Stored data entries
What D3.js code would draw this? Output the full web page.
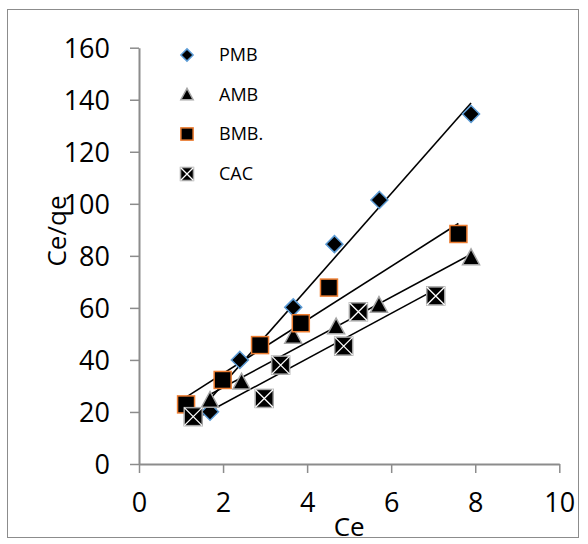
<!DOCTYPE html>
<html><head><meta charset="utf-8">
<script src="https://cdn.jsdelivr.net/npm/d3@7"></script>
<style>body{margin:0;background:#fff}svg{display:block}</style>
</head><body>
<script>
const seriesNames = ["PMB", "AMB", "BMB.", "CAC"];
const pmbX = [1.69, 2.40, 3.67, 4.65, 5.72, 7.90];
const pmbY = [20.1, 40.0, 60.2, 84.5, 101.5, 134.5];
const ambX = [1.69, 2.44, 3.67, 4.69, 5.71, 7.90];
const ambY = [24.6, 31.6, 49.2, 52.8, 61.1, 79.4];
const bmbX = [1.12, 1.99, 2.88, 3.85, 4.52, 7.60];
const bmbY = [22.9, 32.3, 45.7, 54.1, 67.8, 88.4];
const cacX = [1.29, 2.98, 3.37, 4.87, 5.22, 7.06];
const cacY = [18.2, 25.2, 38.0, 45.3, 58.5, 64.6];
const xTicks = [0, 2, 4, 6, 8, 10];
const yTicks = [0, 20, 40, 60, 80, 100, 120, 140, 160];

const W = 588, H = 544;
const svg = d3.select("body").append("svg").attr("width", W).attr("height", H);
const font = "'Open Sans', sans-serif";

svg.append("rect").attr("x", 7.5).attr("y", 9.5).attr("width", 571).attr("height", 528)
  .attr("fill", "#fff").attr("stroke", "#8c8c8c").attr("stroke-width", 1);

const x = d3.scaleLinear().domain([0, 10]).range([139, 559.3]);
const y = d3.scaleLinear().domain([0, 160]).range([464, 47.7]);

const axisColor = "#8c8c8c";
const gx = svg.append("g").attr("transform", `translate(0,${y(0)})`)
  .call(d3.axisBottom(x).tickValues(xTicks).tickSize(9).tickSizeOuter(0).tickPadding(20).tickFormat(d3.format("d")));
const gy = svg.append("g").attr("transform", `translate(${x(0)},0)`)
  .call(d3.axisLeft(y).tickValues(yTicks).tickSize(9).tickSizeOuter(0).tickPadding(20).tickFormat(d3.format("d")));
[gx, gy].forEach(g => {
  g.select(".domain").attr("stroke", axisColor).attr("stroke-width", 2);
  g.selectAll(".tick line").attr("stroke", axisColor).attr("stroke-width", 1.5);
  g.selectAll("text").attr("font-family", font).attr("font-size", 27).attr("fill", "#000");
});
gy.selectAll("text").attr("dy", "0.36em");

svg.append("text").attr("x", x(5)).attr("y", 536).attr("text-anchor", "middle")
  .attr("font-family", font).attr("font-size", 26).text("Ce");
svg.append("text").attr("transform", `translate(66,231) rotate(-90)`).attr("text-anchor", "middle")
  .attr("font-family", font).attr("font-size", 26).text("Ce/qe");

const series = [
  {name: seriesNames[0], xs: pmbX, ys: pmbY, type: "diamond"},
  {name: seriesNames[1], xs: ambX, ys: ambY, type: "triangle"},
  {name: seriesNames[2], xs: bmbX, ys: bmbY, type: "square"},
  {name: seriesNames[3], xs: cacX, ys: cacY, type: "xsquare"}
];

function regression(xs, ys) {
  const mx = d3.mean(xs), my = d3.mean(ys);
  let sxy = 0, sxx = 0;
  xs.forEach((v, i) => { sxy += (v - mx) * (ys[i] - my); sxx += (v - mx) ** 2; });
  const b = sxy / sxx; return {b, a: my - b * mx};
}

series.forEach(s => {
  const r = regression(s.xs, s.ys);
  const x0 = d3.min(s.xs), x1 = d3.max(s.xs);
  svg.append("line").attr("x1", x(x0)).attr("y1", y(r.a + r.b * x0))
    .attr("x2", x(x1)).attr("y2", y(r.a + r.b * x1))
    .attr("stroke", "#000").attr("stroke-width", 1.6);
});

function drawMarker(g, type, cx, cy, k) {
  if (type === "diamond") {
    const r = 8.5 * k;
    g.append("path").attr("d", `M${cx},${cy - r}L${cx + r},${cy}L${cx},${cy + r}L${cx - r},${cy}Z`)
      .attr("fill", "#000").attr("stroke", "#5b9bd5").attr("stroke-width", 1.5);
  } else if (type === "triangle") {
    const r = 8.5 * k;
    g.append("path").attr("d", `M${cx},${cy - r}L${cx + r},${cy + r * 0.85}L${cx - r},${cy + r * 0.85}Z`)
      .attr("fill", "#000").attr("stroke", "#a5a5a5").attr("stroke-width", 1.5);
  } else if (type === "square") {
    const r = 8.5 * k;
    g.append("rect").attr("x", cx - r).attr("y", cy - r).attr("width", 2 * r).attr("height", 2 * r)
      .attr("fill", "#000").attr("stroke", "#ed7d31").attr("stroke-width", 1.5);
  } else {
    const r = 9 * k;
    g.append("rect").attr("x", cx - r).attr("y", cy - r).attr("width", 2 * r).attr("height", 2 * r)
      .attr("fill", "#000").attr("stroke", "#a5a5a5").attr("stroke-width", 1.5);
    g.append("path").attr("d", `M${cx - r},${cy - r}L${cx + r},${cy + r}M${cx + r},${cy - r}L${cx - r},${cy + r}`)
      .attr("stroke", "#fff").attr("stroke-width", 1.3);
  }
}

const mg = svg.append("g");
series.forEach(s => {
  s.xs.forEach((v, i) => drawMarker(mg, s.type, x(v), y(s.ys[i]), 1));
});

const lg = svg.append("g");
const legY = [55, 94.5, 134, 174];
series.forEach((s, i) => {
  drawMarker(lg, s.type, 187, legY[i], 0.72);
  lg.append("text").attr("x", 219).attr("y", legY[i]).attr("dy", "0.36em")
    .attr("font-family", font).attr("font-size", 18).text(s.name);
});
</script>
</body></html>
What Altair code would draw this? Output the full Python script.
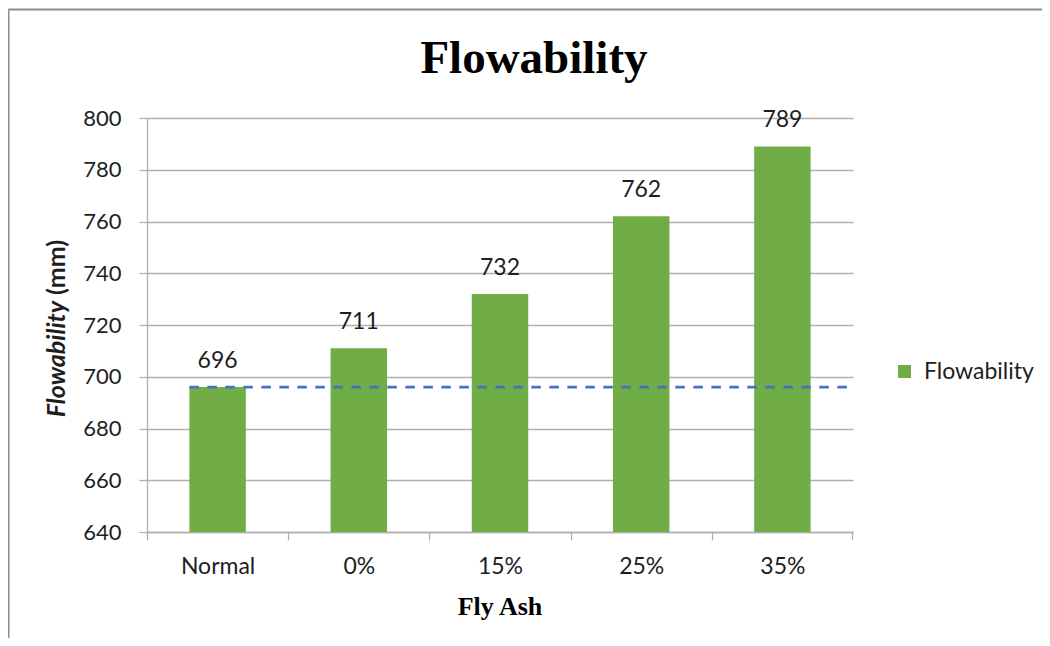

● PROBLEM DETAILS
Leave out all pictures, then copy the remaining material exactly.

● OUTPUT FOR THIS EXERCISE
What D3.js code would draw this? Output the full web page.
<!DOCTYPE html>
<html><head><meta charset="utf-8">
<script src="https://cdn.jsdelivr.net/npm/d3@7"></script>
<style>body{margin:0;background:#fff}svg{display:block}</style>
</head><body>
<script>
const seriesNames = ["PMB", "AMB", "BMB.", "CAC"];
const pmbX = [1.69, 2.40, 3.67, 4.65, 5.72, 7.90];
const pmbY = [20.1, 40.0, 60.2, 84.5, 101.5, 134.5];
const ambX = [1.69, 2.44, 3.67, 4.69, 5.71, 7.90];
const ambY = [24.6, 31.6, 49.2, 52.8, 61.1, 79.4];
const bmbX = [1.12, 1.99, 2.88, 3.85, 4.52, 7.60];
const bmbY = [22.9, 32.3, 45.7, 54.1, 67.8, 88.4];
const cacX = [1.29, 2.98, 3.37, 4.87, 5.22, 7.06];
const cacY = [18.2, 25.2, 38.0, 45.3, 58.5, 64.6];
const xTicks = [0, 2, 4, 6, 8, 10];
const yTicks = [0, 20, 40, 60, 80, 100, 120, 140, 160];

const W = 588, H = 544;
const svg = d3.select("body").append("svg").attr("width", W).attr("height", H);
const font = "'Open Sans', sans-serif";

svg.append("rect").attr("x", 7.5).attr("y", 9.5).attr("width", 571).attr("height", 528)
  .attr("fill", "#fff").attr("stroke", "#8c8c8c").attr("stroke-width", 1);

const x = d3.scaleLinear().domain([0, 10]).range([139, 559.3]);
const y = d3.scaleLinear().domain([0, 160]).range([464, 47.7]);

const axisColor = "#8c8c8c";
const gx = svg.append("g").attr("transform", `translate(0,${y(0)})`)
  .call(d3.axisBottom(x).tickValues(xTicks).tickSize(9).tickSizeOuter(0).tickPadding(20).tickFormat(d3.format("d")));
const gy = svg.append("g").attr("transform", `translate(${x(0)},0)`)
  .call(d3.axisLeft(y).tickValues(yTicks).tickSize(9).tickSizeOuter(0).tickPadding(20).tickFormat(d3.format("d")));
[gx, gy].forEach(g => {
  g.select(".domain").attr("stroke", axisColor).attr("stroke-width", 2);
  g.selectAll(".tick line").attr("stroke", axisColor).attr("stroke-width", 1.5);
  g.selectAll("text").attr("font-family", font).attr("font-size", 27).attr("fill", "#000");
});
gy.selectAll("text").attr("dy", "0.36em");

svg.append("text").attr("x", x(5)).attr("y", 536).attr("text-anchor", "middle")
  .attr("font-family", font).attr("font-size", 26).text("Ce");
svg.append("text").attr("transform", `translate(66,231) rotate(-90)`).attr("text-anchor", "middle")
  .attr("font-family", font).attr("font-size", 26).text("Ce/qe");

const series = [
  {name: seriesNames[0], xs: pmbX, ys: pmbY, type: "diamond"},
  {name: seriesNames[1], xs: ambX, ys: ambY, type: "triangle"},
  {name: seriesNames[2], xs: bmbX, ys: bmbY, type: "square"},
  {name: seriesNames[3], xs: cacX, ys: cacY, type: "xsquare"}
];

function regression(xs, ys) {
  const mx = d3.mean(xs), my = d3.mean(ys);
  let sxy = 0, sxx = 0;
  xs.forEach((v, i) => { sxy += (v - mx) * (ys[i] - my); sxx += (v - mx) ** 2; });
  const b = sxy / sxx; return {b, a: my - b * mx};
}

series.forEach(s => {
  const r = regression(s.xs, s.ys);
  const x0 = d3.min(s.xs), x1 = d3.max(s.xs);
  svg.append("line").attr("x1", x(x0)).attr("y1", y(r.a + r.b * x0))
    .attr("x2", x(x1)).attr("y2", y(r.a + r.b * x1))
    .attr("stroke", "#000").attr("stroke-width", 1.6);
});

function drawMarker(g, type, cx, cy, k) {
  if (type === "diamond") {
    const r = 8.5 * k;
    g.append("path").attr("d", `M${cx},${cy - r}L${cx + r},${cy}L${cx},${cy + r}L${cx - r},${cy}Z`)
      .attr("fill", "#000").attr("stroke", "#5b9bd5").attr("stroke-width", 1.5);
  } else if (type === "triangle") {
    const r = 8.5 * k;
    g.append("path").attr("d", `M${cx},${cy - r}L${cx + r},${cy + r * 0.85}L${cx - r},${cy + r * 0.85}Z`)
      .attr("fill", "#000").attr("stroke", "#a5a5a5").attr("stroke-width", 1.5);
  } else if (type === "square") {
    const r = 8.5 * k;
    g.append("rect").attr("x", cx - r).attr("y", cy - r).attr("width", 2 * r).attr("height", 2 * r)
      .attr("fill", "#000").attr("stroke", "#ed7d31").attr("stroke-width", 1.5);
  } else {
    const r = 9 * k;
    g.append("rect").attr("x", cx - r).attr("y", cy - r).attr("width", 2 * r).attr("height", 2 * r)
      .attr("fill", "#000").attr("stroke", "#a5a5a5").attr("stroke-width", 1.5);
    g.append("path").attr("d", `M${cx - r},${cy - r}L${cx + r},${cy + r}M${cx + r},${cy - r}L${cx - r},${cy + r}`)
      .attr("stroke", "#fff").attr("stroke-width", 1.3);
  }
}

const mg = svg.append("g");
series.forEach(s => {
  s.xs.forEach((v, i) => drawMarker(mg, s.type, x(v), y(s.ys[i]), 1));
});

const lg = svg.append("g");
const legY = [55, 94.5, 134, 174];
series.forEach((s, i) => {
  drawMarker(lg, s.type, 187, legY[i], 0.72);
  lg.append("text").attr("x", 219).attr("y", legY[i]).attr("dy", "0.36em")
    .attr("font-family", font).attr("font-size", 18).text(s.name);
});
</script>
</body></html>
What Altair code would draw this? Output the full Python script.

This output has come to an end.